**GIVEN REQUEST:** Repeat the listing in full, preserving every character.

**INFORMATION SHOWN:**

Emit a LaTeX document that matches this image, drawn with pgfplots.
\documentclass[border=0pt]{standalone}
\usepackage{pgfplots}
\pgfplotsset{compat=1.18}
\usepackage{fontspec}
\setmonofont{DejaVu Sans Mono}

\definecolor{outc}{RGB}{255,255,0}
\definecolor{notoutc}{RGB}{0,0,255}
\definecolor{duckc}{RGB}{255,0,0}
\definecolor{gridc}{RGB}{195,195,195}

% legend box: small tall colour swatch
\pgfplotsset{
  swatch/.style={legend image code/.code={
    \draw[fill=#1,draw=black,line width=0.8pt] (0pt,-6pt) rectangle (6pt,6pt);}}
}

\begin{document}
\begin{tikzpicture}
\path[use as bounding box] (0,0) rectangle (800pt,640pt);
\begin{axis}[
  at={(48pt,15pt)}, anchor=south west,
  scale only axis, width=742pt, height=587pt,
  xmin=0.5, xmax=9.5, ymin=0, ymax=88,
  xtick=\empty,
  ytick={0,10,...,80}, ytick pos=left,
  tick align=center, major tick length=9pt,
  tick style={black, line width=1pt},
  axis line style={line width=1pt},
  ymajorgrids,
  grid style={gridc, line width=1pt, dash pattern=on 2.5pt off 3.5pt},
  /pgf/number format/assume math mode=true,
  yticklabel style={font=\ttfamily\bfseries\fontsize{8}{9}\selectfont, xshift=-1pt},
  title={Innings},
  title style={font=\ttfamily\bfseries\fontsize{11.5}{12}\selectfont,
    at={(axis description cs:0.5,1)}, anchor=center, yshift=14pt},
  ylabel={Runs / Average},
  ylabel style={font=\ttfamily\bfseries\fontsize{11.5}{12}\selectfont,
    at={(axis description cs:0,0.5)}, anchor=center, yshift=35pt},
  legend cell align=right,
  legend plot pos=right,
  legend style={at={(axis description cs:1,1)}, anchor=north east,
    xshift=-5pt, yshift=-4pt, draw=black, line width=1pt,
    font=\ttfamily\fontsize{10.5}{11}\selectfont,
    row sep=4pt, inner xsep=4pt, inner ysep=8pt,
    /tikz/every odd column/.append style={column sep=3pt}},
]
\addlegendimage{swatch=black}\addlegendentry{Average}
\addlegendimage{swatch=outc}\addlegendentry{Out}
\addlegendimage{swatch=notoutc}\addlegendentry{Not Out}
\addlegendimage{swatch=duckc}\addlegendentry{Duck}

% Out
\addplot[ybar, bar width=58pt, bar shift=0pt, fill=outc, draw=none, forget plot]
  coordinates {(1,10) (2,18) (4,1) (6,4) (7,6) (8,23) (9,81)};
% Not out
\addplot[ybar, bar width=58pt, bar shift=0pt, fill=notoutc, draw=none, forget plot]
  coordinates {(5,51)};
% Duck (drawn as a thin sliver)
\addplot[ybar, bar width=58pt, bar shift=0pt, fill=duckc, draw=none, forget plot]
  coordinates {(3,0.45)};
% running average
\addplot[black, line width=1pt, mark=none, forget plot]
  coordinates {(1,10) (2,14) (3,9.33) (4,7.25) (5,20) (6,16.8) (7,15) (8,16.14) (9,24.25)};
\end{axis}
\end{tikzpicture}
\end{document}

**REPLY TO THE EXERCISE:**
Emit a LaTeX document that matches this image, drawn with pgfplots.
\documentclass[border=0pt]{standalone}
\usepackage{pgfplots}
\pgfplotsset{compat=1.18}
\usepackage{fontspec}
\setmonofont{DejaVu Sans Mono}

\definecolor{outc}{RGB}{255,255,0}
\definecolor{notoutc}{RGB}{0,0,255}
\definecolor{duckc}{RGB}{255,0,0}
\definecolor{gridc}{RGB}{195,195,195}

% legend box: small tall colour swatch
\pgfplotsset{
  swatch/.style={legend image code/.code={
    \draw[fill=#1,draw=black,line width=0.8pt] (0pt,-6pt) rectangle (6pt,6pt);}}
}

\begin{document}
\begin{tikzpicture}
\path[use as bounding box] (0,0) rectangle (800pt,640pt);
\begin{axis}[
  at={(48pt,15pt)}, anchor=south west,
  scale only axis, width=742pt, height=587pt,
  xmin=0.5, xmax=9.5, ymin=0, ymax=88,
  xtick=\empty,
  ytick={0,10,...,80}, ytick pos=left,
  tick align=center, major tick length=9pt,
  tick style={black, line width=1pt},
  axis line style={line width=1pt},
  ymajorgrids,
  grid style={gridc, line width=1pt, dash pattern=on 2.5pt off 3.5pt},
  /pgf/number format/assume math mode=true,
  yticklabel style={font=\ttfamily\bfseries\fontsize{8}{9}\selectfont, xshift=-1pt},
  title={Innings},
  title style={font=\ttfamily\bfseries\fontsize{11.5}{12}\selectfont,
    at={(axis description cs:0.5,1)}, anchor=center, yshift=14pt},
  ylabel={Runs / Average},
  ylabel style={font=\ttfamily\bfseries\fontsize{11.5}{12}\selectfont,
    at={(axis description cs:0,0.5)}, anchor=center, yshift=35pt},
  legend cell align=right,
  legend plot pos=right,
  legend style={at={(axis description cs:1,1)}, anchor=north east,
    xshift=-5pt, yshift=-4pt, draw=black, line width=1pt,
    font=\ttfamily\fontsize{10.5}{11}\selectfont,
    row sep=4pt, inner xsep=4pt, inner ysep=8pt,
    /tikz/every odd column/.append style={column sep=3pt}},
]
\addlegendimage{swatch=black}\addlegendentry{Average}
\addlegendimage{swatch=outc}\addlegendentry{Out}
\addlegendimage{swatch=notoutc}\addlegendentry{Not Out}
\addlegendimage{swatch=duckc}\addlegendentry{Duck}

% Out
\addplot[ybar, bar width=58pt, bar shift=0pt, fill=outc, draw=none, forget plot]
  coordinates {(1,10) (2,18) (4,1) (6,4) (7,6) (8,23) (9,81)};
% Not out
\addplot[ybar, bar width=58pt, bar shift=0pt, fill=notoutc, draw=none, forget plot]
  coordinates {(5,51)};
% Duck (drawn as a thin sliver)
\addplot[ybar, bar width=58pt, bar shift=0pt, fill=duckc, draw=none, forget plot]
  coordinates {(3,0.45)};
% running average
\addplot[black, line width=1pt, mark=none, forget plot]
  coordinates {(1,10) (2,14) (3,9.33) (4,7.25) (5,20) (6,16.8) (7,15) (8,16.14) (9,24.25)};
\end{axis}
\end{tikzpicture}
\end{document}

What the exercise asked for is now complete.